"You can't put lipstick on a PIIG," analysts at Denmark's Danske Bank wrote in a report earlier this month, noting that the market had suddenly woken up to the long-running financial problems of the so-called European peripheral countries of Portugal, Ireland, Italy, Greece and Spain.
These problems constitute the worst crisis the European Monetary Union (EMU) has faced in its short history, and ironically, have only really emerged as the eurozone area tips into economic recovery. The problem is that some European Monetary Union members are tipping into it swifter than others, creating diverging monetary needs and an almost two-tiered eurozone. The problem has become so pronounced that some are now seriously discussing a scenario that would have been unheard until recent months: countries leaving the eurozone and reverting back to national currencies.

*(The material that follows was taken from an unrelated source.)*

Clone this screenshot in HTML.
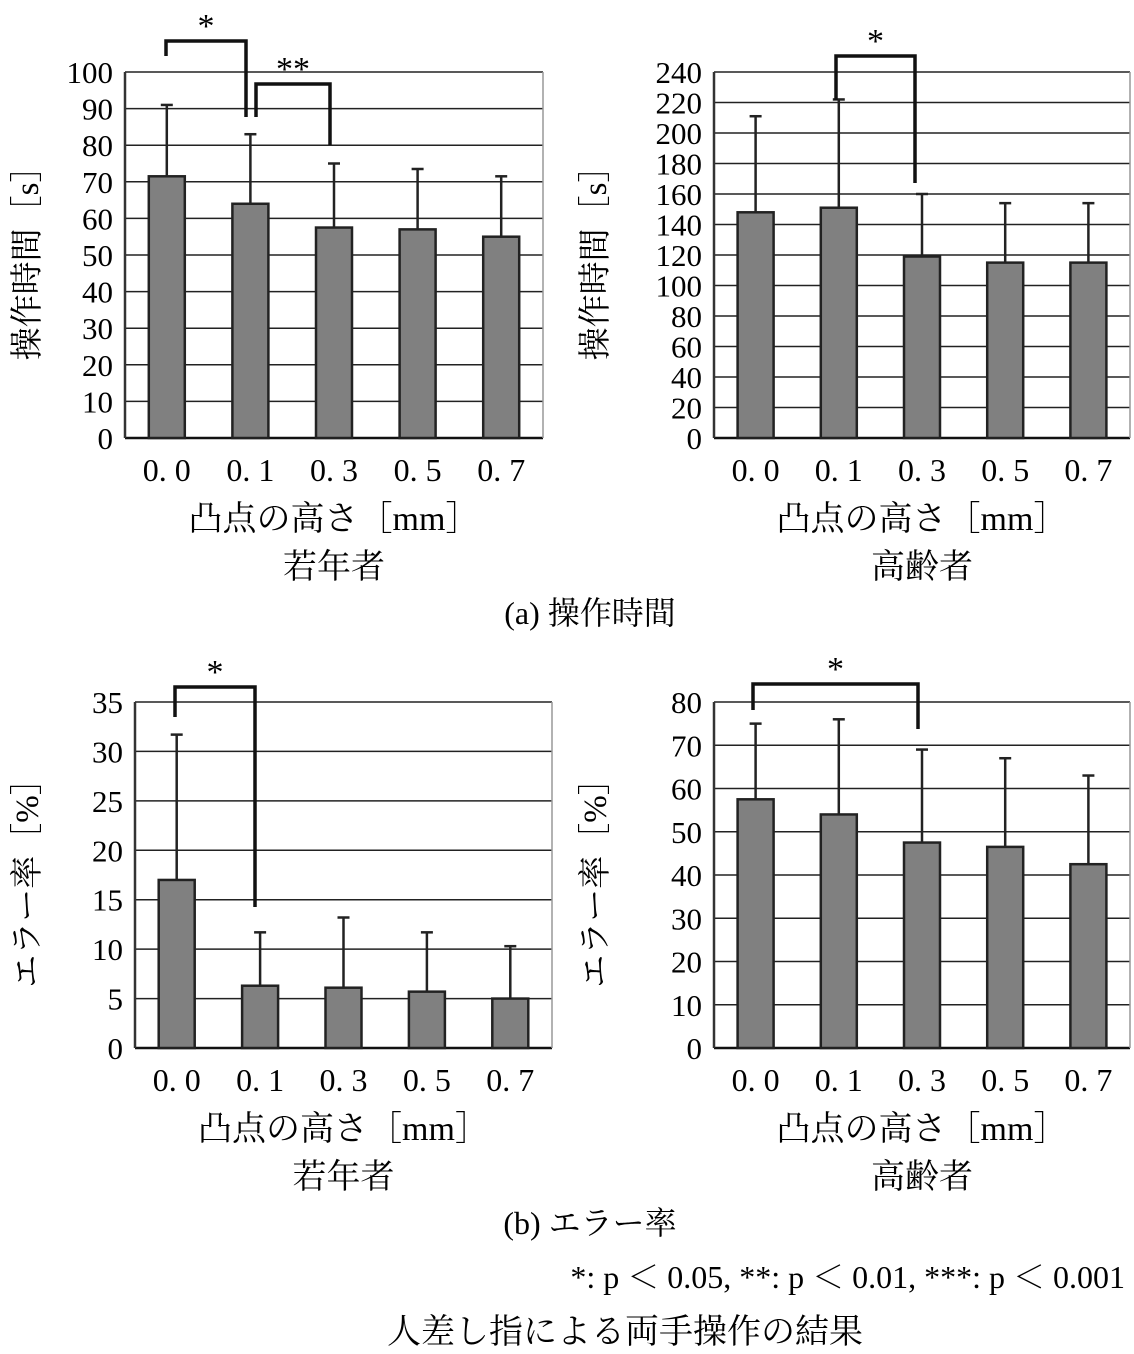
<!DOCTYPE html>
<html><head><meta charset="utf-8"><style>
html,body{margin:0;padding:0;background:#fff;}
svg{display:block;font-family:"Liberation Serif","Noto Serif CJK SC",serif;}
</style></head><body>
<svg id="s" width="1134" height="1354" viewBox="0 0 1134 1354" xmlns="http://www.w3.org/2000/svg">
<g id="g"></g>
<text x="590" y="624" font-size="32" text-anchor="middle">(a) 操作時間</text>
<text x="590" y="1234" font-size="32" text-anchor="middle">(b) エラー率</text>
<text x="1125" y="1288" font-size="32" text-anchor="end">*: p ＜ 0.05, **: p ＜ 0.01, ***: p ＜ 0.001</text>
<text x="625" y="1343" font-size="34" text-anchor="middle">人差し指による両手操作の結果</text>
</svg>
<script>
const categories=["0. 0","0. 1","0. 3","0. 5","0. 7"];
const timeYoung=[71.5,64,57.5,57,55];
const timeYoungErr=[91,83,75,73.5,71.5];
const timeOld=[148,151,119,115,115];
const timeOldErr=[211,222,160,154,154];
const errYoung=[17,6.3,6.1,5.7,5];
const errYoungErr=[31.7,11.7,13.2,11.7,10.3];
const errOld=[57.5,54,47.5,46.5,42.5];
const errOldErr=[75,76,69,67,63];
const NS="http://www.w3.org/2000/svg";
const g=document.getElementById('g');
function el(t,a,p){const e=document.createElementNS(NS,t);for(const k in a)e.setAttribute(k,a[k]);(p||g).appendChild(e);return e;}
function chart(o){
  const grp=el('g',{});
  
  
  const y=v=>o.y1-(v/o.max)*(o.y1-o.y0);
  const n=categories.length,bw=(o.x1-o.x0)/n;
  for(let v=0;v<=o.max;v+=o.step){
    const l=el('line',{x1:o.x0,x2:o.x1,y1:y(v),y2:y(v),stroke:v==0?'#111':'#222','stroke-width':v==0?2.5:1.5},grp);
    
    
    const t=el('text',{x:o.x0-12,y:y(v)+11,'font-size':31,'text-anchor':'end'},grp);
    t.textContent=v;
    
    
  }
  const ax=el('line',{x1:o.x0,x2:o.x0,y1:o.y0,y2:o.y1,stroke:'#333','stroke-width':2.5},grp);
  
  
  const rb=el('line',{x1:o.x1,x2:o.x1,y1:o.y0,y2:o.y1,stroke:'#999','stroke-width':1.5},grp);
  
  
  o.vals.forEach((v,i)=>{
    const cx=o.x0+bw*(i+0.5);
    const e=el('line',{x1:cx,x2:cx,y1:y(o.err[i]),y2:y(v),stroke:'#222','stroke-width':2.5},grp);
    
    
    const c=el('line',{x1:cx-6,x2:cx+6,y1:y(o.err[i]),y2:y(o.err[i]),stroke:'#222','stroke-width':2.5},grp);
    
    
    const r=el('rect',{x:cx-18,y:y(v),width:36,height:y(0)-y(v),fill:'#808080',stroke:'#222','stroke-width':2.5},grp);
    
    
    const t=el('text',{x:cx,y:o.y1+43,'font-size':32,'text-anchor':'middle'},grp);
    t.textContent=categories[i];
    
    
  });
  const mid=(o.x0+o.x1)/2;
  const xt=el('text',{x:mid,y:o.y1+92,'font-size':34,'text-anchor':'middle'},grp);
  xt.textContent='凸点の高さ［mm］';
  
  
  const gt=el('text',{x:mid,y:o.y1+140,'font-size':34,'text-anchor':'middle'},grp);
  gt.textContent=o.group;
  
  
  const yt=el('text',{x:0,y:0,'font-size':33,'text-anchor':'middle',transform:`translate(${o.tx},${(o.y0+o.y1)/2}) rotate(-90)`},grp);
  yt.textContent=o.ytitle;
  
  
  o.br.forEach(b=>{
    const p=el('path',{d:`M${b[0]},${b[3]} V${b[2]} H${b[1]} V${b[4]}`,fill:'none',stroke:'#111','stroke-width':3.5},grp);
    
    
    const s=el('text',{x:(b[0]+b[1])/2,y:b[2]-4,'font-size':34,'text-anchor':'middle'},grp);
    s.textContent=b[5];
    
    
  });
}
chart({name:'chart-time-young',x0:125,x1:543,y0:72,y1:438,max:100,step:10,vals:timeYoung,err:timeYoungErr,group:'若年者',ytitle:'操作時間［s］',tx:38,
  br:[[166,246,41,56,117,'*'],[256,330,84,117,145,'**']]});
chart({name:'chart-time-old',x0:714,x1:1130,y0:72,y1:438,max:240,step:20,vals:timeOld,err:timeOldErr,group:'高齢者',ytitle:'操作時間［s］',tx:606,
  br:[[836,915,56,100,183,'*']]});
chart({name:'chart-error-young',x0:135,x1:552,y0:702,y1:1048,max:35,step:5,vals:errYoung,err:errYoungErr,group:'若年者',ytitle:'エラー率［%］',tx:38,
  br:[[175,255,687,717,907,'*']]});
chart({name:'chart-error-old',x0:714,x1:1130,y0:702,y1:1048,max:80,step:10,vals:errOld,err:errOldErr,group:'高齢者',ytitle:'エラー率［%］',tx:606,
  br:[[753,918,684,710,729,'*']]});
</script>
</body></html>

"The economic recovery that the eurozone anticipates in 2010 could bring with it new tensions," Harvard economics professor Martin Feldstein presciently wrote in December. "Indeed, in the extreme, some countries could find themselves considering whether to leave the single currency altogether."
Officially, the idea of countries ditching the euro isn't on the radar screen on European Central Bank (ECB) authorities. ECB President Jean-Claude Trichet was quick to slap down the possibility of a eurozone member exiting the monetary union as an "absurd" hypothesis in mid-January. "In the euro area, the default does not exist," Commissioner Joaquin Almunia Mira glibly said last Friday.
But despite the certainty of senior officials, the questions persist.
A working paper published in December and written by the ECB's own legal counsel explored the legal possibility of withdrawal or expulsion from the European Union and EMU. While the research for the report was begun in 2008 and not intended to address the current crisis, it has been interpreted in the media as evidence that the PIIGS may be cut loose from the eurozone. Another piece of research, this time from the European Commission, mentioned the emergence of "competitiveness gaps" between EMU members.
The catalyst for recent concern is the expected tightening of ECB monetary policy. The central bank has signaled that it intends to slowly withdraw many of the extraordinary liquidity facilities it enacted in the wake of the financial crisis, as the larger members of the eurozone recover. This is leaving the still-recovering peripheral countries feeling left out in the cold.